AGI – Con licenza del Cicap, la città di Napoli continua a trarre pronostici dal miracolo del santo vescovo Gennaro, martirizzato sotto Diocleziano nel 305 dopo Cristo dinanzi alla Solfatara di Pozzuoli. Né sprovveduti né bigotti ma figli litigiosi di una comune identità, che riappacifica per l’occasione de Magistris e Bassolino, cattolici e laici, vecchi e giovani, dottori e mariuoli, i napoletani ora sono un po’ preoccupati.
Dopo il mancato scioglimento del sangue a dicembre scorso, constatano il ritardo con cui s’è sciolto adesso: atteso il primo maggio, solamente il 2 alle cinque passate del pomeriggio il santo ha elargito il suo segno.
La cabala devota del presagio desunto dal “prodigio” (così preferisce definire la Chiesa il fenomeno della liquefazione del sangue) si articola nei secoli e sui tre annuali appuntamenti tra il patrono e i fedeli: 19 settembre, data della decollazione; il sabato precedente la prima domenica di maggio, che commemora la traslazione delle sacre reliquie; il 16 dicembre, da quando un martedì del 1631 fu attribuita al patrono la deviazione della nube vulcanica incombente su Napoli dopo l’eruzione del Vesuvio (oltre 4 mila vittime sepolte sotto lave e lapilli).
Nell’arte raffinata, o nell’imperfetta scienza, dei presagi gennariani, resta tuttora insuperata l’indagine di monsignor Giovanni Battista Alfano e del medico Antonio Amitrano, elogiata caldamente da padre Agostino Gemelli.
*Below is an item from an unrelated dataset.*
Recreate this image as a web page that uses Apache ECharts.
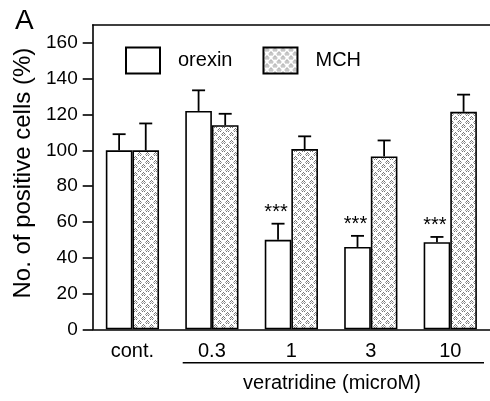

Si può quindi confidare nella gradazione dei due studiosi, secondo cui il prodigio di questo maggio è “pessimo”, penultimo grado della scala (l’ultimo è “nullo”), essendo avvenuto oltre le tre ore d’attesa. La percentuale tra miracolo infausto e successive calamità è stata calcolata in una media del 65, ma conforta il fatto che quello di maggio, fra i tre appuntamenti, è ritenuto il meno presagente (36%) contro l’89% di dicembre e ben il 94% di settembre.
A san Gennaro è attribuita, in tema previsivo, un’assoluta precisione per alcune tipologie calamitose che colpiscono la città: 100% riguardo a epidemie, rivoluzioni, invasioni e siccità, mentre la quota minore – il patrono non se ne interessa molto – concerne la premonizione di decessi papali (45%) e le persecuzioni religiose in senso lato (soltanto 37%).
Il sangue di Gennaro è intriso nelle vene della sua città, la sua identità ne è coincidenza fra il cielo e la terra. Stavolta forse c’è un però attenuante sia per il mancato prodigio di dicembre sia per l’ultimo pessimo. Nel primo caso si tratta dell’appuntamento cui più spesso il santo è mancato e che la credenza popolare collegava alla sorte – anzi alla morte – degli arcivescovi. Preso alla lettera ve ne sarebbe stata una strage nella storia, eppure sarà un caso ma il 16 dicembre scorso avvenne il passaggio di testimone dal cardinale Sepe al cardinale Battaglia, per cui è presumibile che il patrono sancisse col suo “atteggiamento” l’addio al pensionando porporato.
Per il prodigio di maggio, la mancanza della tradizionale processione con la spola tra il Duomo e la Basilica di Santa Chiara – conseguente alla pandemia – potrebbe spiegare la tristezza o il disappunto, più che un’indicazione presagente, del santo. (P.s.: sempre Cicap permettendo, in tutte le epidemie di colera che tormentarono Napoli nell’800, Caso o Provvidenza vollero che i segni del patrono ne scandissero i corsi con più precisione di un epidemiologo).